[begin RAW DATA]

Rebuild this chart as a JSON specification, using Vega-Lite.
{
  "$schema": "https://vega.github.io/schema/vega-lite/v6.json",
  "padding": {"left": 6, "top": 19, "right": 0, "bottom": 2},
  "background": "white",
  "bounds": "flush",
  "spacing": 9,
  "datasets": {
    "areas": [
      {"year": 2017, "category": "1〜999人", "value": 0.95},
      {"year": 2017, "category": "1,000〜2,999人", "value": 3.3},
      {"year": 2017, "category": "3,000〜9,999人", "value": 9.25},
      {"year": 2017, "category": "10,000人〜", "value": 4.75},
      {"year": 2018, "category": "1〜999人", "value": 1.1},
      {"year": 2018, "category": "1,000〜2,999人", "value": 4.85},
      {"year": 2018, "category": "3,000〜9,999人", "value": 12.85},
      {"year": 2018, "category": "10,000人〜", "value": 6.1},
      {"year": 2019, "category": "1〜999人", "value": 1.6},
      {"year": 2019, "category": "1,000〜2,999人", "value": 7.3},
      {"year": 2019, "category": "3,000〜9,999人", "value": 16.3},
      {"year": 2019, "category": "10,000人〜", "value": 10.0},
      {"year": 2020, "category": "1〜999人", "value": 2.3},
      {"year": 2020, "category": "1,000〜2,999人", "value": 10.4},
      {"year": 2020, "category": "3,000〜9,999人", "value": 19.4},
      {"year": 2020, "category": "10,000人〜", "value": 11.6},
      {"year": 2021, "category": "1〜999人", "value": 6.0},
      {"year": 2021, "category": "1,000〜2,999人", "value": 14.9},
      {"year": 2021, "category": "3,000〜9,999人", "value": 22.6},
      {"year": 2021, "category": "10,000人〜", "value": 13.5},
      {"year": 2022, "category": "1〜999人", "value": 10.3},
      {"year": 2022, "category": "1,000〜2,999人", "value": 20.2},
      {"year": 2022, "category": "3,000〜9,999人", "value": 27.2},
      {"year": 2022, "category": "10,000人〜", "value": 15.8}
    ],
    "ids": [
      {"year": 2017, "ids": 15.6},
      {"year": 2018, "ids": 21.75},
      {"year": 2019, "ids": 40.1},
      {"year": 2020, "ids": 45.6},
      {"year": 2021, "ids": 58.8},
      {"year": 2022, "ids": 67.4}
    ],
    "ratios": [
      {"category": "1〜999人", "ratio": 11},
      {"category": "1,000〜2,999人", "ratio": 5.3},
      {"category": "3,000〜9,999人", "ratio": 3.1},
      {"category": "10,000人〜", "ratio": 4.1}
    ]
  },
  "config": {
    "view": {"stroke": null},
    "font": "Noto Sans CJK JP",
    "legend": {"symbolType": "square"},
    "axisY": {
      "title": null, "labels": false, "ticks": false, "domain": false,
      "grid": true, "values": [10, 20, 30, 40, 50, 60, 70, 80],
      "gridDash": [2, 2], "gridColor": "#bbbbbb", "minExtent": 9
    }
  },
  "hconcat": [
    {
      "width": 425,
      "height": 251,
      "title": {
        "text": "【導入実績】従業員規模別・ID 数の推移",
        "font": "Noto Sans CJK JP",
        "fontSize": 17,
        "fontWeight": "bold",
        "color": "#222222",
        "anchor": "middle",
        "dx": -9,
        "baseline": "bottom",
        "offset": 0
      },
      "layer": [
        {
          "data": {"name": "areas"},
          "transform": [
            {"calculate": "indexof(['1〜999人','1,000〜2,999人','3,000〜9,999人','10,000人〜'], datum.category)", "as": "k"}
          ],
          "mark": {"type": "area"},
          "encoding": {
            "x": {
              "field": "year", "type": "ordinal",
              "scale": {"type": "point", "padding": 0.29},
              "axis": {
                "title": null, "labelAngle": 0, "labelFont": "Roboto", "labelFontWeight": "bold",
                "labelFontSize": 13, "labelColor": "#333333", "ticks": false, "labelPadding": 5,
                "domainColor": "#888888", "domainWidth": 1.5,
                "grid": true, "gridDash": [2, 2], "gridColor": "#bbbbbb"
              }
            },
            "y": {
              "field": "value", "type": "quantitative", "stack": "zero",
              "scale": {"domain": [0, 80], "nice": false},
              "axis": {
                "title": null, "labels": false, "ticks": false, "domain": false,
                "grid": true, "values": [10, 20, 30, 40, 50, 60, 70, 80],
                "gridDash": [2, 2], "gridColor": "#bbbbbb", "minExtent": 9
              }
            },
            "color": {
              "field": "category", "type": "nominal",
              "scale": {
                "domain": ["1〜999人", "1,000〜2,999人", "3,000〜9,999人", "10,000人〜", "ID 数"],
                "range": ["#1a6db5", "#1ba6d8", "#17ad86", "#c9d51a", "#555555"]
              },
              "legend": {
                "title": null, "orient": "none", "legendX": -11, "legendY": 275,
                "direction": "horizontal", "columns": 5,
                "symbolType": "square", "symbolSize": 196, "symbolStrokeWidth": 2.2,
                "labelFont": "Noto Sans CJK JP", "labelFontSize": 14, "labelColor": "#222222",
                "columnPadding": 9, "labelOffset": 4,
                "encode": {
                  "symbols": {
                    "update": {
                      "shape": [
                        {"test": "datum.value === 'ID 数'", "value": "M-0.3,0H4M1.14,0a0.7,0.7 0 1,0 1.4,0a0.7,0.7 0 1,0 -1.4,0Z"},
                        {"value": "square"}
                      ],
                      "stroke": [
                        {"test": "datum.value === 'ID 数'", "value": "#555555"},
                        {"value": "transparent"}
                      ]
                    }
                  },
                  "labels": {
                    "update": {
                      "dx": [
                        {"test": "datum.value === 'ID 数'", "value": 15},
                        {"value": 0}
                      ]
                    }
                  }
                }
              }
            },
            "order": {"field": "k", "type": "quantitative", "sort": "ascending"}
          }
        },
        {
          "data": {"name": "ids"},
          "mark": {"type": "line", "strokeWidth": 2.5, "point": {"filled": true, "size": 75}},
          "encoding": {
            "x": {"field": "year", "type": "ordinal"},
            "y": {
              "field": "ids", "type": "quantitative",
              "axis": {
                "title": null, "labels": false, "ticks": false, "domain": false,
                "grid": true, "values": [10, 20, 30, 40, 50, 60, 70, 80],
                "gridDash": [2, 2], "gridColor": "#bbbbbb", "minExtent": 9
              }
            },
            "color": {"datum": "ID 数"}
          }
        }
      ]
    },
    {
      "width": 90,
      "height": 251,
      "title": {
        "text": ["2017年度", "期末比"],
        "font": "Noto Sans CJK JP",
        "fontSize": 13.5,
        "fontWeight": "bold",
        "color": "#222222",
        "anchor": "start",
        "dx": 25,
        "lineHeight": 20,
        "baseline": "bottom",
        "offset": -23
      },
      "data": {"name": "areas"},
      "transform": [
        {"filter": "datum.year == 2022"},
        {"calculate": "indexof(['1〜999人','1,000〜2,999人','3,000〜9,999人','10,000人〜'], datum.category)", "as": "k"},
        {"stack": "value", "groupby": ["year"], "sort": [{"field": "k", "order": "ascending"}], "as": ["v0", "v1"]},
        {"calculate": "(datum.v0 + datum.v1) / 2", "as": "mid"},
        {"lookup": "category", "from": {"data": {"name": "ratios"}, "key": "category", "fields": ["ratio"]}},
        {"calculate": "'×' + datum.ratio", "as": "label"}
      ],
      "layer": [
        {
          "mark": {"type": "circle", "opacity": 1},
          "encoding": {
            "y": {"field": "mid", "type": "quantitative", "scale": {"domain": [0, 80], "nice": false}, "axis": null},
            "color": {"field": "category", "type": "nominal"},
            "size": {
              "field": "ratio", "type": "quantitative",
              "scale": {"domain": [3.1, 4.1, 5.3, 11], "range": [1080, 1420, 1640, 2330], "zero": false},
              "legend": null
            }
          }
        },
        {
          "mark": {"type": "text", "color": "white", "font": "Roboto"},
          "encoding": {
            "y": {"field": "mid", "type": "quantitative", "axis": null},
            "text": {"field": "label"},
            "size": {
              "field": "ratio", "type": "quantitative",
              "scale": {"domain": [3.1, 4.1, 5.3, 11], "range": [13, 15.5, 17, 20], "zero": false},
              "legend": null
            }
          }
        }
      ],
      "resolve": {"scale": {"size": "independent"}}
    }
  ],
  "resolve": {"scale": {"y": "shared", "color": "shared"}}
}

[end RAW DATA]
[begin RAW DATA]

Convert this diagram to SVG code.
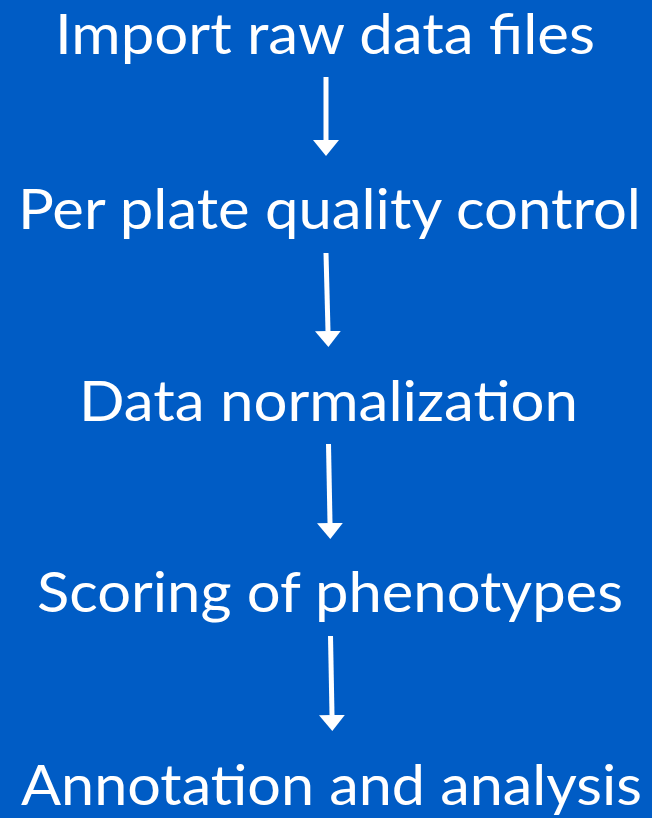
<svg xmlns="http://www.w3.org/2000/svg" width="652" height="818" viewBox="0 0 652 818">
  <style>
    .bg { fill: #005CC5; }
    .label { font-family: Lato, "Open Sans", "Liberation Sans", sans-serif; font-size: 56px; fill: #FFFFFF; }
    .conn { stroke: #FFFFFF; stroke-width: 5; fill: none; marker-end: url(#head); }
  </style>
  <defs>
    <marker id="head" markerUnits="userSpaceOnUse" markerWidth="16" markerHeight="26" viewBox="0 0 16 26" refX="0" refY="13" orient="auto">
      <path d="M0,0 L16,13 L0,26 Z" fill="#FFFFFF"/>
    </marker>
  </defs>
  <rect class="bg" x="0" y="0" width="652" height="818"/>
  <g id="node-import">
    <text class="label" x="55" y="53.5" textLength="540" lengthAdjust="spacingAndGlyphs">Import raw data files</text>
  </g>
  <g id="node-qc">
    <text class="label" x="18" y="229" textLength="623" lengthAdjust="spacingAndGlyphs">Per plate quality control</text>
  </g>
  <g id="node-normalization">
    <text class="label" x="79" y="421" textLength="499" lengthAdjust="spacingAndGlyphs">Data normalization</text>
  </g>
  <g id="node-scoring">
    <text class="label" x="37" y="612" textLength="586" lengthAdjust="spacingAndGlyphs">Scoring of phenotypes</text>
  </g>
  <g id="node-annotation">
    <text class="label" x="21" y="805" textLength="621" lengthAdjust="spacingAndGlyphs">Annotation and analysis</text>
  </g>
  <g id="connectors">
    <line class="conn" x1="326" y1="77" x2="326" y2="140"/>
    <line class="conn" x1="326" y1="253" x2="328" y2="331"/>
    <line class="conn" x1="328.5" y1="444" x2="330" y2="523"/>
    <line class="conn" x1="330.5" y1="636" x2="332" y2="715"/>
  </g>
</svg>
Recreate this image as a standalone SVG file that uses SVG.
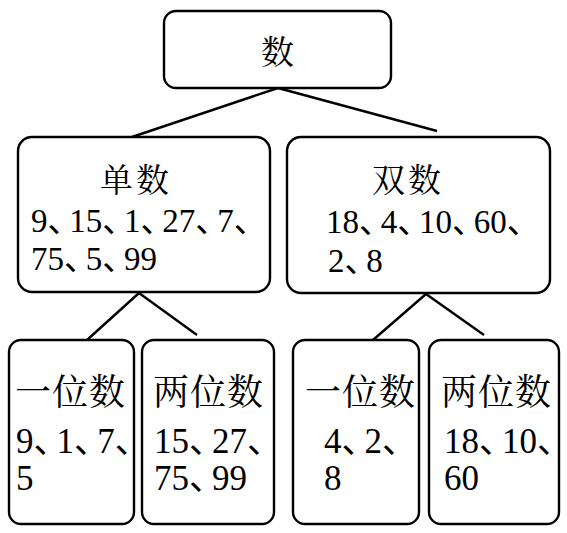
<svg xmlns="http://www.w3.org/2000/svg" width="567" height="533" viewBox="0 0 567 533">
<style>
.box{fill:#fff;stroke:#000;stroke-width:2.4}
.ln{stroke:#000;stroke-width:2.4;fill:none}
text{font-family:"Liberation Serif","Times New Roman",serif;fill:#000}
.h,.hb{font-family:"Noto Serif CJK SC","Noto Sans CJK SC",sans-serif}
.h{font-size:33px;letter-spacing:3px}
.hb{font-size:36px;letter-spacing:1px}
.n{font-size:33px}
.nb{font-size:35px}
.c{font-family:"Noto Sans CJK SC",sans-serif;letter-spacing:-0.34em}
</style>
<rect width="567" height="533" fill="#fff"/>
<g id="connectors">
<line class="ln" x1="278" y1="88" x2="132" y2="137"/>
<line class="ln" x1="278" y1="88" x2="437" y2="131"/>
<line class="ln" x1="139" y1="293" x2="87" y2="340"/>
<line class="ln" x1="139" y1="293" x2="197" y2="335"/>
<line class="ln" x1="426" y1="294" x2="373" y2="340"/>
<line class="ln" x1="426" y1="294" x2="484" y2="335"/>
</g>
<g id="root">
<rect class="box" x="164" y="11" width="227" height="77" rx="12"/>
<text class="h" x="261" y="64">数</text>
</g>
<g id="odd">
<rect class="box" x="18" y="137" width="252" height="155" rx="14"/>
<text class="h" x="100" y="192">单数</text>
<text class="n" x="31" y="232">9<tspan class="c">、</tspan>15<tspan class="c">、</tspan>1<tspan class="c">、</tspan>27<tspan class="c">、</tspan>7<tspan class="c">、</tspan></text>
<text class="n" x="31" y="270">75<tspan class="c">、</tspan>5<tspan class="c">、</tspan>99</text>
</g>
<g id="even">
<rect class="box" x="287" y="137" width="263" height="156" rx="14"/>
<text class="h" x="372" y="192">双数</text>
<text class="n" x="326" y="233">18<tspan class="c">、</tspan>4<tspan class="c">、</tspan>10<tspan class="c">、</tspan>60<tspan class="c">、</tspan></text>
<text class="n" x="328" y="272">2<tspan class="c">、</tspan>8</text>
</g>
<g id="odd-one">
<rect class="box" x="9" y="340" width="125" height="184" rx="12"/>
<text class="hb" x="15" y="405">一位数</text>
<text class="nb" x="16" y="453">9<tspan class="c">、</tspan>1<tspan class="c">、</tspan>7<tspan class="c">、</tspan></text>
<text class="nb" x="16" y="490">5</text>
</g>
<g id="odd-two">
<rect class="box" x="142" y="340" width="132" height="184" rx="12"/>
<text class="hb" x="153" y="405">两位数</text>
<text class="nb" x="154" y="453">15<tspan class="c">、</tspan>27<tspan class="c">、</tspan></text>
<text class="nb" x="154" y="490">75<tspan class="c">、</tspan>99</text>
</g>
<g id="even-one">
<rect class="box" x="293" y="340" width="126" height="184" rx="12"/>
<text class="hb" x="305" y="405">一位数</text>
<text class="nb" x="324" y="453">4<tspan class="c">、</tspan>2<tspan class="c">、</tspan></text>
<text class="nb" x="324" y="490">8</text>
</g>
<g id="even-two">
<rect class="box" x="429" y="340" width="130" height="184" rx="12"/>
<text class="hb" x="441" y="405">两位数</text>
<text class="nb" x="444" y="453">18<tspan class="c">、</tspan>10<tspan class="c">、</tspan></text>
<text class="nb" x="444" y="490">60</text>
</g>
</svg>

[end RAW DATA]

Filter the records for lines holding the string "this". Copy each one.

Rebuild this chart as a JSON specification, using Vega-Lite.
Convert this diagram to SVG code.
Recreate this image as a standalone SVG file that uses SVG.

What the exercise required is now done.